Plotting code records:
>> START

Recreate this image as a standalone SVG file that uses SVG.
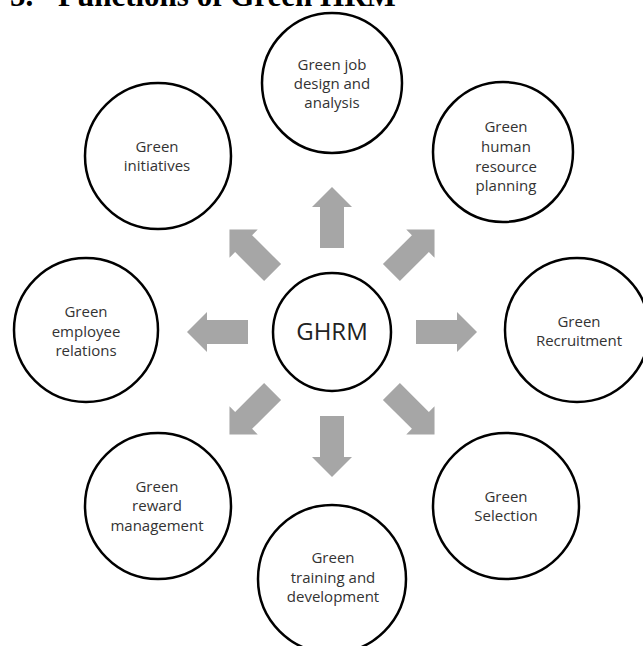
<svg xmlns="http://www.w3.org/2000/svg" width="643" height="646" viewBox="0 0 643 646">
<style>
.title{font-family:"Liberation Serif","Times New Roman",serif;font-weight:bold;font-size:31px;fill:#000}
.node circle{fill:#fff;stroke:#000;stroke-width:2.5}
.node text{font-family:"Open Sans","Liberation Sans",sans-serif;font-size:15px;fill:#333;text-anchor:middle}
.hub text{font-size:24px;fill:#222}
.arrow{fill:#A6A6A6}
</style>
<defs>
<path id="arr" d="M -12 -84 L -12 -125 L -20 -125 L 0 -145 L 20 -125 L 12 -125 L 12 -84 Z"/>
</defs>
<rect width="643" height="646" fill="#fff"/>
<text class="title" x="10" y="6">5.</text>
<text class="title" x="58" y="6">Functions of Green HRM</text>

<g id="connectors" class="arrow">
<use href="#arr" transform="translate(332,332) rotate(0)"/>
<use href="#arr" transform="translate(332,332) rotate(45)"/>
<use href="#arr" transform="translate(332,332) rotate(90)"/>
<use href="#arr" transform="translate(332,332) rotate(135)"/>
<use href="#arr" transform="translate(332,332) rotate(180)"/>
<use href="#arr" transform="translate(332,332) rotate(225)"/>
<use href="#arr" transform="translate(332,332) rotate(270)"/>
<use href="#arr" transform="translate(332,332) rotate(315)"/>
</g>

<g id="ghrm" class="node hub">
<circle cx="332" cy="332" r="59"/>
<text x="332" y="340">GHRM</text>
</g>

<g id="job-design" class="node">
<circle cx="332" cy="83" r="70"/>
<text x="332" y="70">Green job</text>
<text x="332" y="89">design and</text>
<text x="332" y="108">analysis</text>
</g>

<g id="hr-planning" class="node">
<circle cx="503" cy="152" r="70"/>
<text x="506" y="132">Green</text>
<text x="506" y="152">human</text>
<text x="506" y="172">resource</text>
<text x="506" y="191">planning</text>
</g>

<g id="recruitment" class="node">
<circle cx="577" cy="330" r="72"/>
<text x="579" y="327">Green</text>
<text x="579" y="346">Recruitment</text>
</g>

<g id="selection" class="node">
<circle cx="506" cy="506" r="73"/>
<text x="506" y="502">Green</text>
<text x="506" y="521">Selection</text>
</g>

<g id="training" class="node">
<circle cx="332" cy="579" r="74"/>
<text x="333" y="563">Green</text>
<text x="333" y="583">training and</text>
<text x="333" y="602">development</text>
</g>

<g id="reward" class="node">
<circle cx="158" cy="506" r="73"/>
<text x="157" y="492">Green</text>
<text x="157" y="511">reward</text>
<text x="157" y="531">management</text>
</g>

<g id="employee-relations" class="node">
<circle cx="86" cy="330" r="72"/>
<text x="86" y="317">Green</text>
<text x="86" y="337">employee</text>
<text x="86" y="356">relations</text>
</g>

<g id="initiatives" class="node">
<circle cx="158" cy="156" r="73"/>
<text x="157" y="152">Green</text>
<text x="157" y="171">initiatives</text>
</g>
</svg>
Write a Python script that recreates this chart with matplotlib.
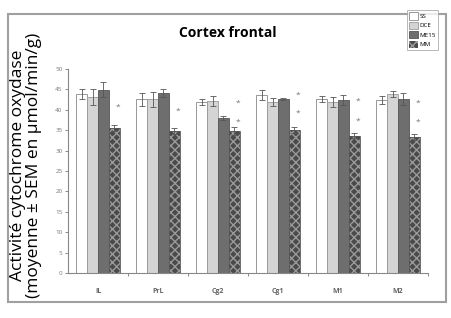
import matplotlib
matplotlib.use("Agg")
import matplotlib.pyplot as plt
from matplotlib.patches import Rectangle
import numpy as np

plt.rcParams['font.family'] = ['Open Sans', 'DejaVu Sans']
plt.rcParams['hatch.linewidth'] = 1.0

regions = ["IL", "PrL", "Cg2", "Cg1", "M1", "M2"]
groups = ["SS", "DCE", "ME15", "MM"]

# activity per group, one list per condition
ss = [43.9, 42.6, 41.9, 43.6, 42.6, 42.4]
dce = [43.1, 42.6, 42.2, 41.9, 41.9, 43.9]
me15 = [44.9, 44.1, 38.0, 42.6, 42.4, 42.6]
mm = [35.5, 34.8, 34.8, 35.0, 33.6, 33.3]

ss_err = [1.2, 1.6, 0.8, 1.2, 0.8, 0.9]
dce_err = [2.0, 1.8, 1.3, 1.0, 1.2, 0.8]
me15_err = [1.8, 0.9, 0.4, 0.3, 1.3, 1.4]
mm_err = [0.8, 0.8, 1.0, 0.8, 0.6, 0.7]

# heights of significance stars (one or two per region)
stars = [[40.7], [39.7], [41.6, 37.0], [43.6, 39.2], [42.0, 37.3], [41.6, 37.0]]

fig = plt.figure(figsize=(4.51, 3.18), dpi=100)
ax = fig.add_axes([0.151, 0.1415, 0.798, 0.6415])

x = np.arange(len(regions))
w = 0.18
offs = [-1.5 * w, -0.5 * w, 0.5 * w, 1.5 * w]
ekw = dict(elinewidth=0.6, capsize=2, capthick=0.6, ecolor='#555555')

b1 = ax.bar(x + offs[0], ss, w, yerr=ss_err, color='white', edgecolor='#888888',
            linewidth=0.6, error_kw=ekw, label=groups[0])
b2 = ax.bar(x + offs[1], dce, w, yerr=dce_err, color='#d4d4d4', edgecolor='#999999',
            linewidth=0.6, error_kw=ekw, label=groups[1])
b3 = ax.bar(x + offs[2], me15, w, yerr=me15_err, color='#6e6e6e', edgecolor='#555555',
            linewidth=0.6, error_kw=ekw, label=groups[2])
b4 = ax.bar(x + offs[3], mm, w, color='#4a4a4a', edgecolor='#9a9a9a', hatch='xxxx',
            linewidth=0, label=groups[3])
ax.bar(x + offs[3], mm, w, yerr=mm_err, color='none', edgecolor='#555555',
       linewidth=0.6, error_kw=ekw)

for i, ys in enumerate(stars):
    for yv in ys:
        ax.text(x[i] + 0.33, yv, '*', fontsize=6, color='#777777', ha='center', va='center')

ax.set_xlim(-0.5, 5.5)
ax.set_ylim(0, 50)
ax.set_yticks(np.arange(0, 51, 5))
ax.tick_params(axis='y', labelsize=4.5, colors='#777777', length=2, width=0.6, pad=2)
ax.set_xticks(x)
ax.set_xticklabels(regions, fontsize=5, fontweight='bold', color='#666666')
ax.set_xticks(np.arange(0.5, 6, 1), minor=True)
ax.tick_params(axis='x', which='major', length=0, pad=11)
ax.tick_params(axis='x', which='minor', length=2, width=0.6, color='#777777')
for s in ['top', 'right']:
    ax.spines[s].set_visible(False)
for s in ['left', 'bottom']:
    ax.spines[s].set_color('#888888')
    ax.spines[s].set_linewidth(0.8)

leg = fig.legend(handles=[b1, b2, b3, b4], labels=groups, loc='upper left',
                 bbox_to_anchor=(0.895, 0.978), fontsize=4.5, frameon=True,
                 handlelength=1.4, handleheight=1.4, borderpad=0.35,
                 labelspacing=0.35, handletextpad=0.3, fancybox=False)
leg.get_frame().set_edgecolor('#999999')
leg.get_frame().set_linewidth(0.6)

fig.patches.append(Rectangle((0.018, 0.05), 0.971, 0.906, transform=fig.transFigure,
                             fill=False, edgecolor='#a0a0a0', linewidth=1.5, zorder=0))

fig.text(0.505, 0.895, 'Cortex frontal', fontsize=10, fontweight='bold',
         ha='center', va='center')
fig.text(0.058, 0.48, 'Activité cytochrome oxydase\n(moyenne ± SEM en µmol/min/g)',
         rotation=90, fontsize=12.5, ha='center', va='center', linespacing=1.05)

fig.savefig('out.png', dpi=100)
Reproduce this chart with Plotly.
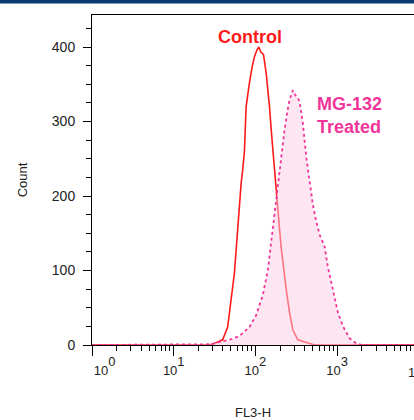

>> END

* WORK INSTRUCTIONS *
Repeat the listing verbatim. Skip the pictures.

* REPLY TO THE TASK *
Recreate this image as a standalone SVG file that uses SVG.
<svg xmlns="http://www.w3.org/2000/svg" width="643" height="646" viewBox="0 0 643 646">
<style>
.title{font-family:"Liberation Serif","Times New Roman",serif;font-weight:bold;font-size:31px;fill:#000}
.node circle{fill:#fff;stroke:#000;stroke-width:2.5}
.node text{font-family:"Open Sans","Liberation Sans",sans-serif;font-size:15px;fill:#333;text-anchor:middle}
.hub text{font-size:24px;fill:#222}
.arrow{fill:#A6A6A6}
</style>
<defs>
<path id="arr" d="M -12 -84 L -12 -125 L -20 -125 L 0 -145 L 20 -125 L 12 -125 L 12 -84 Z"/>
</defs>
<rect width="643" height="646" fill="#fff"/>
<text class="title" x="10" y="6">5.</text>
<text class="title" x="58" y="6">Functions of Green HRM</text>

<g id="connectors" class="arrow">
<use href="#arr" transform="translate(332,332) rotate(0)"/>
<use href="#arr" transform="translate(332,332) rotate(45)"/>
<use href="#arr" transform="translate(332,332) rotate(90)"/>
<use href="#arr" transform="translate(332,332) rotate(135)"/>
<use href="#arr" transform="translate(332,332) rotate(180)"/>
<use href="#arr" transform="translate(332,332) rotate(225)"/>
<use href="#arr" transform="translate(332,332) rotate(270)"/>
<use href="#arr" transform="translate(332,332) rotate(315)"/>
</g>

<g id="ghrm" class="node hub">
<circle cx="332" cy="332" r="59"/>
<text x="332" y="340">GHRM</text>
</g>

<g id="job-design" class="node">
<circle cx="332" cy="83" r="70"/>
<text x="332" y="70">Green job</text>
<text x="332" y="89">design and</text>
<text x="332" y="108">analysis</text>
</g>

<g id="hr-planning" class="node">
<circle cx="503" cy="152" r="70"/>
<text x="506" y="132">Green</text>
<text x="506" y="152">human</text>
<text x="506" y="172">resource</text>
<text x="506" y="191">planning</text>
</g>

<g id="recruitment" class="node">
<circle cx="577" cy="330" r="72"/>
<text x="579" y="327">Green</text>
<text x="579" y="346">Recruitment</text>
</g>

<g id="selection" class="node">
<circle cx="506" cy="506" r="73"/>
<text x="506" y="502">Green</text>
<text x="506" y="521">Selection</text>
</g>

<g id="training" class="node">
<circle cx="332" cy="579" r="74"/>
<text x="333" y="563">Green</text>
<text x="333" y="583">training and</text>
<text x="333" y="602">development</text>
</g>

<g id="reward" class="node">
<circle cx="158" cy="506" r="73"/>
<text x="157" y="492">Green</text>
<text x="157" y="511">reward</text>
<text x="157" y="531">management</text>
</g>

<g id="employee-relations" class="node">
<circle cx="86" cy="330" r="72"/>
<text x="86" y="317">Green</text>
<text x="86" y="337">employee</text>
<text x="86" y="356">relations</text>
</g>

<g id="initiatives" class="node">
<circle cx="158" cy="156" r="73"/>
<text x="157" y="152">Green</text>
<text x="157" y="171">initiatives</text>
</g>
</svg>
Write a Python script that recreates this chart with matplotlib.
import matplotlib
matplotlib.use("Agg")
import matplotlib.pyplot as plt
from matplotlib.patches import Rectangle
import numpy as np

plt.rcParams['font.family'] = ['Open Sans', 'DejaVu Sans']
plt.rcParams['hatch.linewidth'] = 1.0

regions = ["IL", "PrL", "Cg2", "Cg1", "M1", "M2"]
groups = ["SS", "DCE", "ME15", "MM"]

# activity per group, one list per condition
ss = [43.9, 42.6, 41.9, 43.6, 42.6, 42.4]
dce = [43.1, 42.6, 42.2, 41.9, 41.9, 43.9]
me15 = [44.9, 44.1, 38.0, 42.6, 42.4, 42.6]
mm = [35.5, 34.8, 34.8, 35.0, 33.6, 33.3]

ss_err = [1.2, 1.6, 0.8, 1.2, 0.8, 0.9]
dce_err = [2.0, 1.8, 1.3, 1.0, 1.2, 0.8]
me15_err = [1.8, 0.9, 0.4, 0.3, 1.3, 1.4]
mm_err = [0.8, 0.8, 1.0, 0.8, 0.6, 0.7]

# heights of significance stars (one or two per region)
stars = [[40.7], [39.7], [41.6, 37.0], [43.6, 39.2], [42.0, 37.3], [41.6, 37.0]]

fig = plt.figure(figsize=(4.51, 3.18), dpi=100)
ax = fig.add_axes([0.151, 0.1415, 0.798, 0.6415])

x = np.arange(len(regions))
w = 0.18
offs = [-1.5 * w, -0.5 * w, 0.5 * w, 1.5 * w]
ekw = dict(elinewidth=0.6, capsize=2, capthick=0.6, ecolor='#555555')

b1 = ax.bar(x + offs[0], ss, w, yerr=ss_err, color='white', edgecolor='#888888',
            linewidth=0.6, error_kw=ekw, label=groups[0])
b2 = ax.bar(x + offs[1], dce, w, yerr=dce_err, color='#d4d4d4', edgecolor='#999999',
            linewidth=0.6, error_kw=ekw, label=groups[1])
b3 = ax.bar(x + offs[2], me15, w, yerr=me15_err, color='#6e6e6e', edgecolor='#555555',
            linewidth=0.6, error_kw=ekw, label=groups[2])
b4 = ax.bar(x + offs[3], mm, w, color='#4a4a4a', edgecolor='#9a9a9a', hatch='xxxx',
            linewidth=0, label=groups[3])
ax.bar(x + offs[3], mm, w, yerr=mm_err, color='none', edgecolor='#555555',
       linewidth=0.6, error_kw=ekw)

for i, ys in enumerate(stars):
    for yv in ys:
        ax.text(x[i] + 0.33, yv, '*', fontsize=6, color='#777777', ha='center', va='center')

ax.set_xlim(-0.5, 5.5)
ax.set_ylim(0, 50)
ax.set_yticks(np.arange(0, 51, 5))
ax.tick_params(axis='y', labelsize=4.5, colors='#777777', length=2, width=0.6, pad=2)
ax.set_xticks(x)
ax.set_xticklabels(regions, fontsize=5, fontweight='bold', color='#666666')
ax.set_xticks(np.arange(0.5, 6, 1), minor=True)
ax.tick_params(axis='x', which='major', length=0, pad=11)
ax.tick_params(axis='x', which='minor', length=2, width=0.6, color='#777777')
for s in ['top', 'right']:
    ax.spines[s].set_visible(False)
for s in ['left', 'bottom']:
    ax.spines[s].set_color('#888888')
    ax.spines[s].set_linewidth(0.8)

leg = fig.legend(handles=[b1, b2, b3, b4], labels=groups, loc='upper left',
                 bbox_to_anchor=(0.895, 0.978), fontsize=4.5, frameon=True,
                 handlelength=1.4, handleheight=1.4, borderpad=0.35,
                 labelspacing=0.35, handletextpad=0.3, fancybox=False)
leg.get_frame().set_edgecolor('#999999')
leg.get_frame().set_linewidth(0.6)

fig.patches.append(Rectangle((0.018, 0.05), 0.971, 0.906, transform=fig.transFigure,
                             fill=False, edgecolor='#a0a0a0', linewidth=1.5, zorder=0))

fig.text(0.505, 0.895, 'Cortex frontal', fontsize=10, fontweight='bold',
         ha='center', va='center')
fig.text(0.058, 0.48, 'Activité cytochrome oxydase\n(moyenne ± SEM en µmol/min/g)',
         rotation=90, fontsize=12.5, ha='center', va='center', linespacing=1.05)

fig.savefig('out.png', dpi=100)
Reproduce this chart with Plotly.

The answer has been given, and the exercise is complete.